▶ _Aim_
Take the lines of the data below from the very first through the line containing "from matplotlib.patches import Patch" and output them exactly, pictures excluded.

▶ _Data provided_
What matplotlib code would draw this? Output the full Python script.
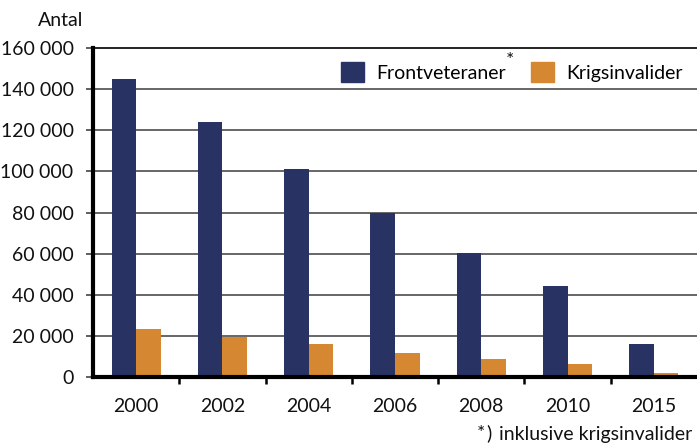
import matplotlib
matplotlib.use("Agg")
import matplotlib.pyplot as plt
import numpy as np
from matplotlib.patches import Patch

years = ["2000", "2002", "2004", "2006", "2008", "2010", "2015"]
frontveteraner = [145000, 124000, 101000, 79700, 60300, 44500, 16300]
krigsinvalider = [23600, 19800, 16000, 12000, 9000, 6500, 2100]
yticks = [0, 20000, 40000, 60000, 80000, 100000, 120000, 140000, 160000]
ytick_labels = ["0", "20 000", "40 000", "60 000", "80 000", "100 000", "120 000", "140 000", "160 000"]

NAVY = "#283363"
ORANGE = "#D58731"
FONT = "Lato"
FS = 14

plt.rcParams["font.family"] = [FONT, "DejaVu Sans"]

fig = plt.figure(figsize=(6.97, 4.48), dpi=100)
ax = fig.add_axes([93 / 697, 1 - 377.4 / 448, 1 - 93 / 697, (377.4 - 47.8) / 448])

x = np.arange(len(years))
w = 0.285
ax.bar(x - w / 2, frontveteraner, width=w, color=NAVY, zorder=3)
ax.bar(x + w / 2, krigsinvalider, width=w, color=ORANGE, zorder=3)

ax.set_xlim(-0.5, 6.5)
ax.set_ylim(0, 160000)

ax.set_yticks(yticks)
ax.set_yticklabels(ytick_labels, fontsize=FS, color="#111111")
ax.tick_params(axis="y", direction="out", length=5, width=1.2, color="#444444", pad=9)

ax.set_xticks(x)
ax.set_xticklabels(years, fontsize=FS, color="#111111")
ax.tick_params(axis="x", which="major", length=0, pad=15)
ax.set_xticks(np.arange(0.5, 6.0, 1.0), minor=True)
ax.tick_params(axis="x", which="minor", direction="out", length=5, width=1.8, color="black")

for v in yticks[1:-1]:
    ax.axhline(v, color="#666666", lw=1.4, zorder=1)
ax.axhline(160000, color="black", lw=1.2, zorder=1, clip_on=False)

for s in ["top", "right"]:
    ax.spines[s].set_visible(False)
ax.spines["left"].set_linewidth(3.0)
ax.spines["bottom"].set_linewidth(3.0)
ax.spines["left"].set_zorder(4)
ax.spines["bottom"].set_zorder(4)

handles = [Patch(color=NAVY, label="Frontveteraner"),
           Patch(color=ORANGE, label="Krigsinvalider")]
ax.legend(handles=handles, loc="upper right", bbox_to_anchor=(1.0, 1.0),
          frameon=False, ncol=2, fontsize=FS, handlelength=1.2,
          handleheight=1.2, handletextpad=0.6, columnspacing=1.3,
          borderaxespad=0.35)
fig.text(510 / 697, 1 - 61 / 448, "*", fontsize=14, ha="center", va="center", color="#111111")

fig.text(38 / 697, 1 - 20 / 448, "Antal", fontsize=FS, ha="left", va="center", color="#111111")
fig.text(692 / 697, 1 - 434 / 448, "inklusive krigsinvalider", fontsize=FS,
         ha="right", va="center", color="#111111")
fig.text(489 / 697, 1 - 433 / 448, ")", fontsize=FS, ha="center", va="center", color="#111111")
fig.text(481 / 697, 1 - 433 / 448, "*", fontsize=14, ha="center", va="center", color="#111111")

fig.savefig("out.png", dpi=100)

▶ _Solution to the exercise_
What matplotlib code would draw this? Output the full Python script.
import matplotlib
matplotlib.use("Agg")
import matplotlib.pyplot as plt
import numpy as np
from matplotlib.patches import Patch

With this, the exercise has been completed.